ゆえに未承認薬の使用を謳ったり、メディアと結んだ間接的宣伝による、患者の「集客」は否定できず、運用での歪曲は非常に懸念される。重篤な有害事象の発生による「主たる治験」の中止や、有効性なしとの結論が出た場合など、多額の治験薬負担を背負う「自己責任」医療となる。

◆「人道」の名に悖る成長戦略と一体導入の「拡大治験」 

 今回、「人道的見地からの治験」の名の下、「拡大治験」が制度化されたが、当初の議論は希少疾病で治験に至らないなど企業側が二の足を踏み、有効薬のない致死的・重篤な患者の救済スキームの考案であったはずだ。しかし、今回、成長戦略上の措置、実用化までの承認期間の半減(12か月→6か月)を目指す「先駆け審査指定制度」創設と合わせて提案されている。革新的な医薬品・医療機器・再生医療等製品を世界に先駆け実用化する、「戦略市場創造プラン」としてである。

 患者の多額の治験薬負担、混合診療の仕組みの利用は、「人道的」の名に悖る。

 患者申出療養の発端、「選択療養」を提案した規制改革会議の委員で再生医療関連の会社アンジェスMGの創業者は、兼務する政府の健康戦略参与会合に「適格基準外の患者への実施」が可能となったとする資料を昨年7月提示しているが、この委員は承認された臨床研究中核病院の教授である。日本再興戦略2014は再生医療の重視と保険外併用療養の拡大を謳っていた。利益相反も甚だしい。
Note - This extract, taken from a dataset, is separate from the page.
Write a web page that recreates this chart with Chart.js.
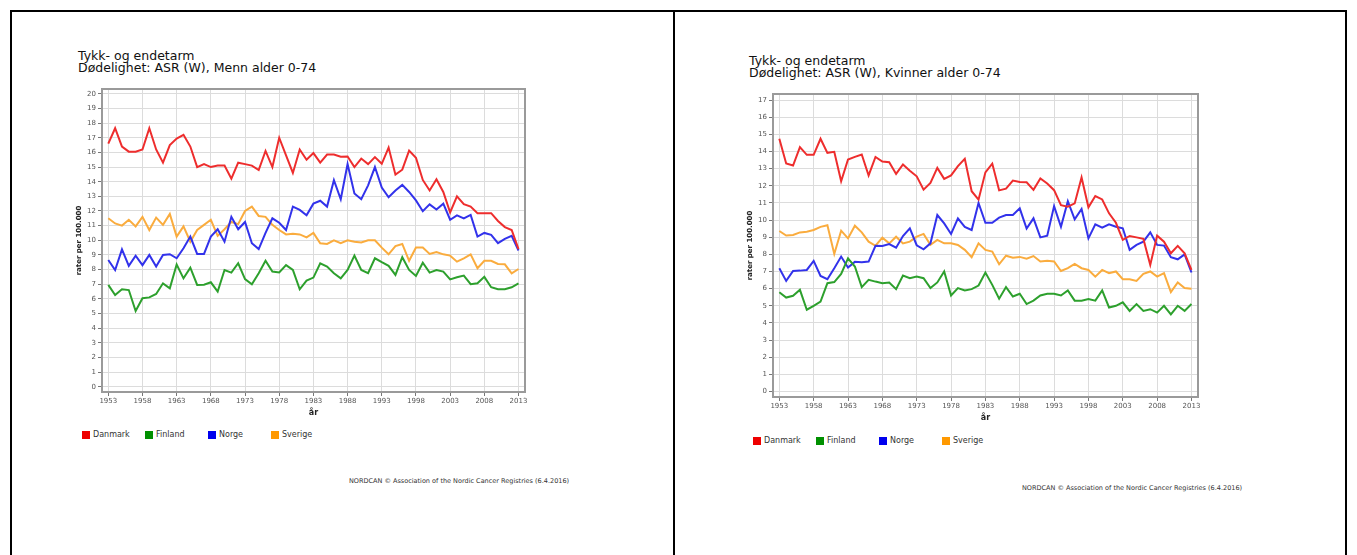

 そもそも2004年の混合診療騒動を経て、未承認薬・適応外薬検討会議が設けられ、年4回の検討で随時、保険収載希望の未承認薬等の把握と治験のテーブルに載せるよう企業への要請が制度化されたが、累計の数字で要望754、企業要請265、治験実施等40と、要望の1/20に過ぎない。2010年からは新薬創出加算が導入され、新薬・適応外薬の研究開発のため、薬価を後発品上市迄の間は下げずに維持し、収益を回すことが制度化されてもいるが、その実効への批判が財務省サイドから出ている。

 医薬品はシーズ(種)の発見のための基礎研究、非臨床的研究、臨床研究、臨床試験、治験、承認申請、追加的試験・安全性確認試験、薬事承認後試験、保険収載(薬価基準)、市販後臨床試験の順で、研究開発・検証・販売・再検証と進む。医療保険制度は、臨床研究段階から、倫理指針や薬事法・GCP(「医薬品の臨床試験の実施基準に関する省令」)の下で、併用を認め、保険財源の投入をしている。有効性・安全性の確立した医療技術・医薬品・医療機器での混合診療と様相が違い、研究・開発途上の「危険度」の高い医療を、保険外併療養とし、今回の拡大治験、患者申出療養では「安全性規制の緩和」、「医療保険制度の歪曲」を拡散させていく。

 果たして、致死的・重篤な患者への「福音」となるのか。このことを強く警鐘する。